As a Palm Beach County, FL resident with a reasonably high intellect (yes, I know the futility of trying to justify this statement, and I'm not going there), I can personally say the ballots were confusing. Yes, I double-checked mine, but it was also only the second time I've ever voted in a presidental election (i.e., I was WORRIED about screwing up anyway), and unlike many voters, I was not in a hurry.

As soon as I arrived at work after voting, people around me were already discussing the ballots. I work at a newspaper, and the calls from people worried about the ballots started Tuesday morning and have not stopped since. When I got an early look at the numbers, one of the first things I did was node Palm Beach County's Screwed Up Ballots.
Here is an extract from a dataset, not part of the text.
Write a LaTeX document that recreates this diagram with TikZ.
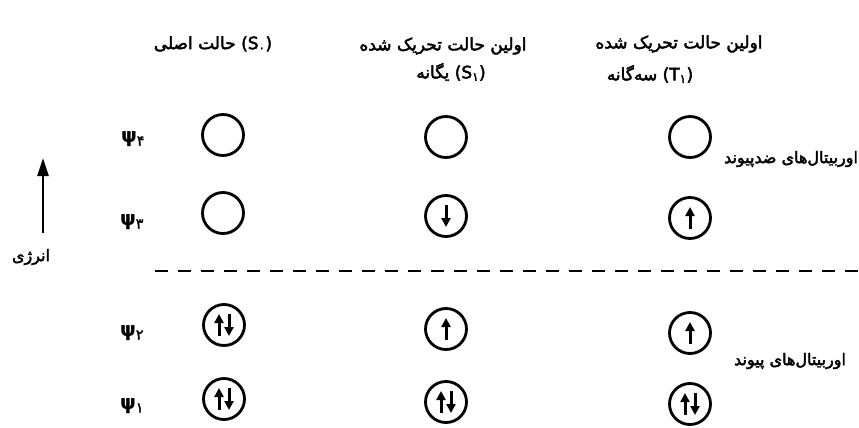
\documentclass[tikz,border=0pt]{standalone}
\usepackage{fontspec}
\TeXXeTstate=1
\newfontfamily\arabicfont[Script=Arabic,FakeBold=2.5]{DejaVu Sans}
\newfontfamily\latfont[FakeBold=2.5]{DejaVu Sans}
\newfontfamily\psifont{DejaVu Sans Bold}
\usetikzlibrary{arrows.meta}
\newcommand{\upspin}[2]{\draw[spin] ([xshift=#2,yshift=-11pt]#1.center) -- ([xshift=#2,yshift=11pt]#1.center);}
\newcommand{\downspin}[2]{\draw[spin] ([xshift=#2,yshift=11pt]#1.center) -- ([xshift=#2,yshift=-11pt]#1.center);}
\newcommand{\paren}[2]{{\latfont(#1\textsubscript{\arabicfont #2})}}
\begin{document}
\begin{tikzpicture}[x=1pt,y=-1pt,
  orb/.style={circle,draw,line width=2.8pt,minimum size=41pt,inner sep=0pt},
  spin/.style={line width=3pt,-{Triangle[length=9pt,width=9pt]}},
  fa/.style={font=\arabicfont\fontsize{17}{20}\selectfont,inner sep=0pt},
  fas/.style={font=\arabicfont\fontsize{16}{19}\selectfont,inner sep=0pt},
  psilab/.style={font=\psifont\fontsize{20}{22}\selectfont,inner sep=0pt}]
\useasboundingbox (0,0) rectangle (859,428);
% titles
\node[fa] (t0) at (213,44) {\beginR حالت اصلی\endR\ \paren{S}{۰}};
\node[fa] (t1a) at (443,46) {\beginR اولین حالت تحریک شده\endR};
\node[fa] (t1b) at (451,72) {\beginR یگانه\endR\ \paren{S}{۱}};
\node[fa] (t2a) at (679,44) {\beginR اولین حالت تحریک شده\endR};
\node[fa] (t2b) at (650,74) {\beginR سه‌گانه\endR\ \paren{T}{۱}};
% psi labels
\node[psilab] (p4) at (133,139) {ψ\textsubscript{\arabicfont ۴}};
\node[psilab] (p3) at (132,222) {ψ\textsubscript{\arabicfont ۳}};
\node[psilab] (p2) at (132,333) {ψ\textsubscript{\arabicfont ۲}};
\node[psilab] (p1) at (132,406) {ψ\textsubscript{\arabicfont ۱}};
% orbitals
\node[orb] (a4) at (223,135) {};
\node[orb] (a3) at (223,213) {};
\node[orb] (a2) at (224,325) {};
\node[orb] (a1) at (224,399) {};
\node[orb] (b4) at (446,137) {};
\node[orb] (b3) at (446,216) {};
\node[orb] (b2) at (446,329) {};
\node[orb] (b1) at (446,402) {};
\node[orb] (c4) at (690,137) {};
\node[orb] (c3) at (690,218) {};
\node[orb] (c2) at (690,333) {};
\node[orb] (c1) at (690,404) {};
% spins
\upspin{a2}{-5pt}\downspin{a2}{5pt}
\upspin{a1}{-5pt}\downspin{a1}{5pt}
\downspin{b3}{0pt}
\upspin{b2}{0pt}
\upspin{b1}{-5pt}\downspin{b1}{5pt}
\upspin{c3}{0pt}
\upspin{c2}{0pt}
\upspin{c1}{-5pt}\downspin{c1}{5pt}
% dashed separator
\coordinate (dl) at (155,271);
\coordinate (dr) at (859,271);
\draw[line width=2.8pt,dash pattern=on 13pt off 10pt] (dl) -- (dr);
% side labels
\node[fas] (anti) at (791,159) {\beginR اوربیتال‌های ضدپیوند\endR};
\node[fas] (bond) at (790,361) {\beginR اوربیتال‌های پیوند\endR};
% energy arrow
\coordinate (ea) at (43,233);
\coordinate (eb) at (43,158);
\draw[line width=2.6pt,-{Triangle[length=18pt,width=11pt]}] (ea) -- (eb);
\node[fas] (en) at (31,257) {انرژی};
\end{tikzpicture}
\end{document}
Forget for a moment whether or not this actually has anything to do with "intellect". Forget for a moment that we're not living in some fantasy world run solely by evil geniuses who never make simple mistakes. Forget the inherent silliness of assuming that Palm Beach County has a higher percentage of morons than anywhere else. Let go of the desire to focus on the easy target this provides. The fact is that our local supervisor of elections re-designed the ballots in some weird, half-assed way that is in violation of two or three Florida voting statutes. When you hear the GOP propaganda that "These ballots were used in blah blah blah other states/counties", they are talking about the STYLE of ballot, not the moronic, possibly illegal layout of presidential candidates that is - pay attention now - inconsistent with the instructions that were distributed with the sample ballot.

For an interesting statistical analysis of just how badly this skewed the voting, see http://madison.hss.cmu.edu/.



Small response to psydereal's response: The "liberal media" is actually not that pervasive in Florida; the paper I work for is definitely somewhat liberal, but we are surrounded by the Sun Sentinel to the south, and the Orlando Sentinel to the north, both of which are conservative Tribune papers, both of which officially endorsed Bush.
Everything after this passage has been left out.